Problem to solve:
Reproduce, character for character, the lines below from the first through the one with "(servertop) -- (serverbot);". Leave pictures out.

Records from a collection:
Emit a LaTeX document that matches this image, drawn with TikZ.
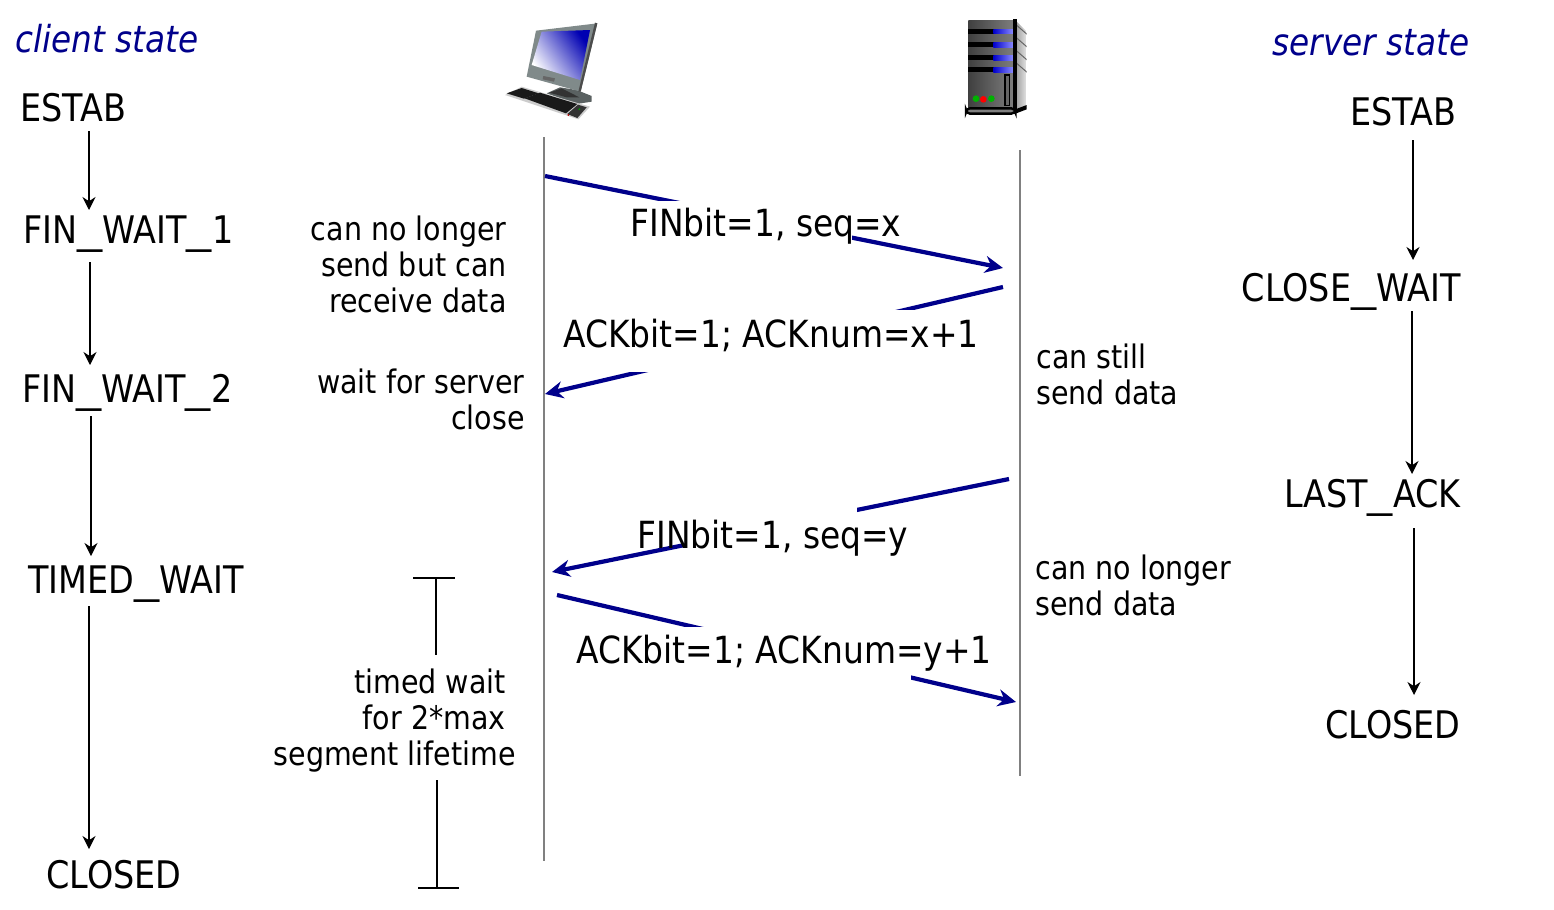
\documentclass[tikz,border=0pt]{standalone}
\usepackage{xcolor}
\usepackage{graphicx}
\usepackage{fontspec}
\setmainfont[FakeStretch=0.88]{DejaVu Sans}
\usetikzlibrary{arrows.meta}
\definecolor{msgblue}{RGB}{0,0,139}
\definecolor{railgray}{RGB}{128,128,128}
\definecolor{framegray}{RGB}{128,138,138}
\newcommand{\ubar}{\scalebox{1.5}[1]{\_}}
\tikzset{
    statelabel/.style={inner sep=0pt,anchor=base west,font=\fontsize{19}{22}\selectfont},
    statelabelr/.style={statelabel,anchor=base east},
    headlabel/.style={inner sep=0pt,anchor=base west,text=msgblue,font=\fontsize{18.6}{22}\selectfont\itshape},
    msglabel/.style={inner sep=0pt,anchor=base west,font=\fontsize{18.7}{22}\selectfont},
    notelabel/.style={inner sep=0pt,font=\fontsize{16.2}{18}\selectfont},
    statearrow/.style={-{Stealth[length=6.5pt,width=6.5pt]},line width=0.6pt,black},
    msgarrow/.style={-{Stealth[length=9pt,width=8.5pt]},line width=2.1pt,msgblue},
    rail/.style={line width=0.7pt,railgray},
    msgmask/.style={fill=white}
}
\begin{document}
\begin{tikzpicture}[x=0.5pt,y=-0.5pt]
    \useasboundingbox (0,0) rectangle (1554,910);

    % Timelines
    \coordinate (clienttop) at (544,137);
    \coordinate (clientbot) at (544,861);
    \coordinate (servertop) at (1020,150);
    \coordinate (serverbot) at (1020,776);
    \draw[rail] (clienttop) -- (clientbot);
    \draw[rail] (servertop) -- (serverbot);

    % Client computer
    \begin{scope}[shift={(490,10)},x=0.16667pt,y=-0.16667pt]
        \fill[framegray!70!black] (170,250) -- (210,232) -- (260,240) -- (305,258) -- (305,275) -- (260,282) -- cycle;
        \fill[black!80] (178,248) -- (215,235) -- (268,262) -- (230,262) -- cycle;
        \fill[framegray] (138,62) -- (322,40) -- (272,245) -- (110,200) -- cycle;
        \fill[black!70] (322,40) -- (315,38) -- (265,245) -- (272,245) -- cycle;
        \shade[left color=white,right color=blue!70!black,shading angle=125] (155,65) -- (300,60) -- (270,210) -- (125,165) -- cycle;
        \fill[black!60] (160,198) -- (195,205) -- (192,215) -- (158,208) -- cycle;
        \fill[gray!40] (45,255) -- (95,230) -- (300,290) -- (265,328) -- cycle;
        \fill[black!90] (50,250) -- (95,234) -- (146,250) -- (102,266) -- cycle;
        \fill[black!90] (104,265) -- (150,248) -- (262,282) -- (228,310) -- cycle;
        \fill[black!80] (232,312) -- (264,284) -- (290,292) -- (262,324) -- cycle;
        \fill[red!70!black] (235,315) circle (3);
        \fill[green!60!black] (268,298) circle (3);
    \end{scope}

    % Server
    \begin{scope}[shift={(950,10)},x=0.16667pt,y=-0.16667pt]
        \shade[left color=black!75,right color=black!50] (55,30) rectangle (195,295);
        \shade[left color=black!40,right color=black!10] (195,30) -- (230,65) -- (230,290) -- (195,305) -- cycle;
        \foreach \y/\h in {58/13,96/15,135/15,172/15} {
            \fill[black] (55,\y) rectangle (135,\y+\h);
            \shade[left color=blue!80!black,right color=blue!45!white] (130,\y) rectangle (190,\y+\h);
            \fill[black!60] (200,\y-14) -- (230,\y+12) -- (230,\y+16) -- (200,\y-10) -- cycle;
        }
        \fill[black] (162,192) rectangle (181,289);
        \fill[black!60] (167,197) rectangle (176,284);
        \fill[green!70!black] (78,266) circle (10);
        \fill[green!70!black] (124,266) circle (10);
        \fill[red] (100,268) circle (10);
        \fill[black] (190,28) rectangle (202,305);
        \draw[line width=1.2pt,black,rounded corners=2pt,fill=black!50] (48,295) rectangle (196,311);
        \fill[black] (196,298) -- (230,285) -- (230,298) -- (196,311) -- cycle;
    \end{scope}

    % Client states
    \node[headlabel] (clienthead) at (15,52) {client state};
    \node[statelabel] (estabc) at (20,121) {ESTAB};
    \node[statelabel] (fwone) at (23,243) {FIN\ubar WAIT\ubar 1};
    \node[statelabel] (fwtwo) at (22,402) {FIN\ubar WAIT\ubar 2};
    \node[statelabel] (timedw) at (28,593) {TIMED\ubar WAIT};
    \node[statelabel] (closedc) at (46,888) {CLOSED};
    \draw[statearrow] ([xshift=34.5pt,yshift=-5pt]estabc.base west) -- ([xshift=33pt,yshift=16.5pt]fwone.base west);
    \draw[statearrow] ([xshift=33.5pt,yshift=-9.5pt]fwone.base west) -- ([xshift=34pt,yshift=18.5pt]fwtwo.base west);
    \draw[statearrow] ([xshift=34.5pt,yshift=-7pt]fwtwo.base west) -- ([xshift=31.5pt,yshift=18.5pt]timedw.base west);
    \draw[statearrow] ([xshift=30.5pt,yshift=-6.5pt]timedw.base west) -- ([xshift=21.5pt,yshift=19.5pt]closedc.base west);

    % Server states
    \node[headlabel,anchor=base east] (serverhead) at (1470,55) {server state};
    \node[statelabelr] (estabs) at (1457,125) {ESTAB};
    \node[statelabelr] (closew) at (1461,301) {CLOSE\ubar WAIT};
    \node[statelabelr] (lastack) at (1461,507) {LAST\ubar ACK};
    \node[statelabelr] (closeds) at (1461,738) {CLOSED};
    \draw[statearrow] ([xshift=-22pt,yshift=-7.5pt]estabs.base east) -- ([xshift=-24pt,yshift=20.5pt]closew.base east);
    \draw[statearrow] ([xshift=-24.5pt,yshift=-5pt]closew.base east) -- ([xshift=-24.5pt,yshift=16.5pt]lastack.base east);
    \draw[statearrow] ([xshift=-23.5pt,yshift=-10.5pt]lastack.base east) -- ([xshift=-23.5pt,yshift=21.5pt]closeds.base east);

    % Messages
    \coordinate (finxa) at (545,176);
    \coordinate (finxb) at (1003,268);
    \coordinate (ackxa) at (1003,287);
    \coordinate (ackxb) at (545,394);
    \coordinate (finya) at (1009,479);
    \coordinate (finyb) at (552,572);
    \coordinate (ackya) at (557,595);
    \coordinate (ackyb) at (1016,702);
    \draw[msgarrow] (finxa) -- (finxb);
    \draw[msgarrow] (ackxa) -- (ackxb);
    \draw[msgarrow] (finya) -- (finyb);
    \draw[msgarrow] (ackya) -- (ackyb);
    \fill[msgmask] (600,201) rectangle (852,260);
    \fill[msgmask] (570,310) rectangle (985,372);
    \fill[msgmask] (683,500) rectangle (857,560);
    \fill[msgmask] (600,627) rectangle (911,690);
    \node[msglabel] (finxlabel) at (630,236) {FINbit=1, seq=x};
    \node[msglabel] (ackxlabel) at (563,347) {ACKbit=1; ACKnum=x+1};
    \node[msglabel] (finylabel) at (637,548) {FINbit=1, seq=y};
    \node[msglabel] (ackylabel) at (576,663) {ACKbit=1; ACKnum=y+1};

    % Notes
    \node[notelabel,align=right,anchor=north east] (nosend) at (507,215) {can no longer\\send but can\\receive data};
    \node[notelabel,align=right,anchor=north east] (waitsrv) at (525,368) {wait for server\\close};
    \node[notelabel,align=left,anchor=north west] (stillsend) at (1036,343) {can still\\send data};
    \node[notelabel,align=left,anchor=north west] (nomore) at (1035,554) {can no longer\\send data};
    \node[notelabel,align=right,anchor=north east] (twlabel) at (516,668) {timed wait\kern5pt\\for 2*max\kern5pt\\segment lifetime};

    % Timed wait bracket
    \coordinate (twtopl) at (413,578);
    \coordinate (twtopr) at (455,578);
    \coordinate (twtopm) at (436,578);
    \coordinate (twtopend) at (436,655);
    \coordinate (twbotend) at (437,780);
    \coordinate (twbotm) at (437,888);
    \coordinate (twbotl) at (418,888);
    \coordinate (twbotr) at (459,888);
    \draw[line width=0.6pt] (twtopl) -- (twtopr);
    \draw[line width=0.6pt] (twtopm) -- (twtopend);
    \draw[line width=0.6pt] (twbotend) -- (twbotm);
    \draw[line width=0.6pt] (twbotl) -- (twbotr);
\end{tikzpicture}
\end{document}
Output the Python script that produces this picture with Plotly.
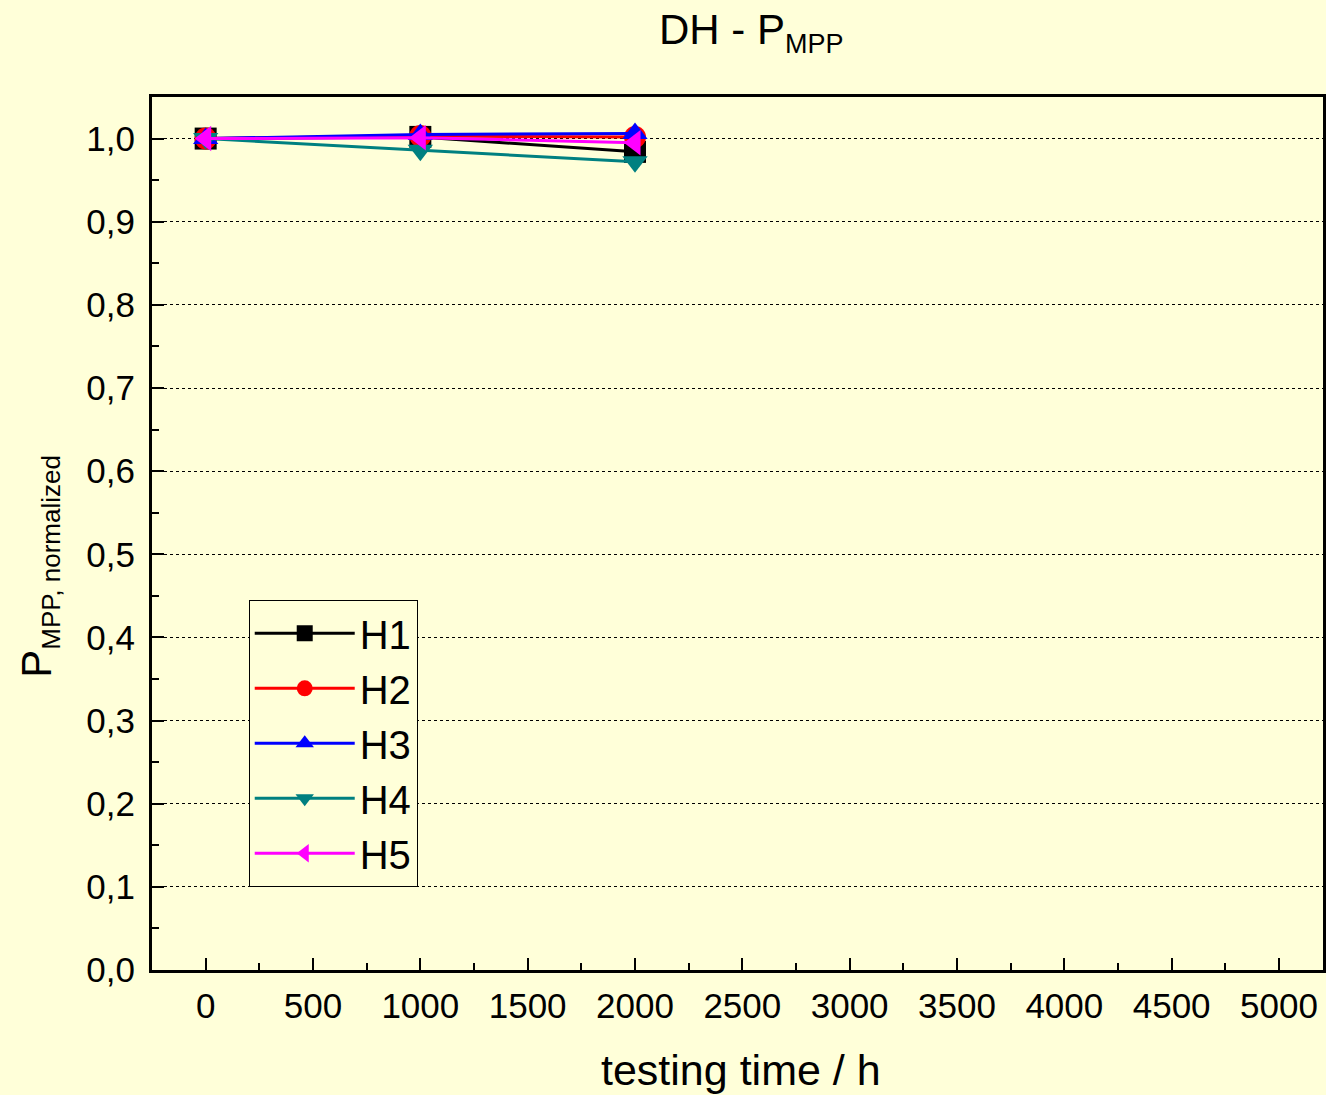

Solution to this exercise:
Emit a LaTeX document that matches this image, drawn with TikZ.
\documentclass[tikz,border=0pt]{standalone}
\usepackage{xcolor}
\usepackage{graphicx}
\usepackage{fontspec}
\setmainfont[FakeStretch=0.88]{DejaVu Sans}
\usetikzlibrary{arrows.meta}
\definecolor{msgblue}{RGB}{0,0,139}
\definecolor{railgray}{RGB}{128,128,128}
\definecolor{framegray}{RGB}{128,138,138}
\newcommand{\ubar}{\scalebox{1.5}[1]{\_}}
\tikzset{
    statelabel/.style={inner sep=0pt,anchor=base west,font=\fontsize{19}{22}\selectfont},
    statelabelr/.style={statelabel,anchor=base east},
    headlabel/.style={inner sep=0pt,anchor=base west,text=msgblue,font=\fontsize{18.6}{22}\selectfont\itshape},
    msglabel/.style={inner sep=0pt,anchor=base west,font=\fontsize{18.7}{22}\selectfont},
    notelabel/.style={inner sep=0pt,font=\fontsize{16.2}{18}\selectfont},
    statearrow/.style={-{Stealth[length=6.5pt,width=6.5pt]},line width=0.6pt,black},
    msgarrow/.style={-{Stealth[length=9pt,width=8.5pt]},line width=2.1pt,msgblue},
    rail/.style={line width=0.7pt,railgray},
    msgmask/.style={fill=white}
}
\begin{document}
\begin{tikzpicture}[x=0.5pt,y=-0.5pt]
    \useasboundingbox (0,0) rectangle (1554,910);

    % Timelines
    \coordinate (clienttop) at (544,137);
    \coordinate (clientbot) at (544,861);
    \coordinate (servertop) at (1020,150);
    \coordinate (serverbot) at (1020,776);
    \draw[rail] (clienttop) -- (clientbot);
    \draw[rail] (servertop) -- (serverbot);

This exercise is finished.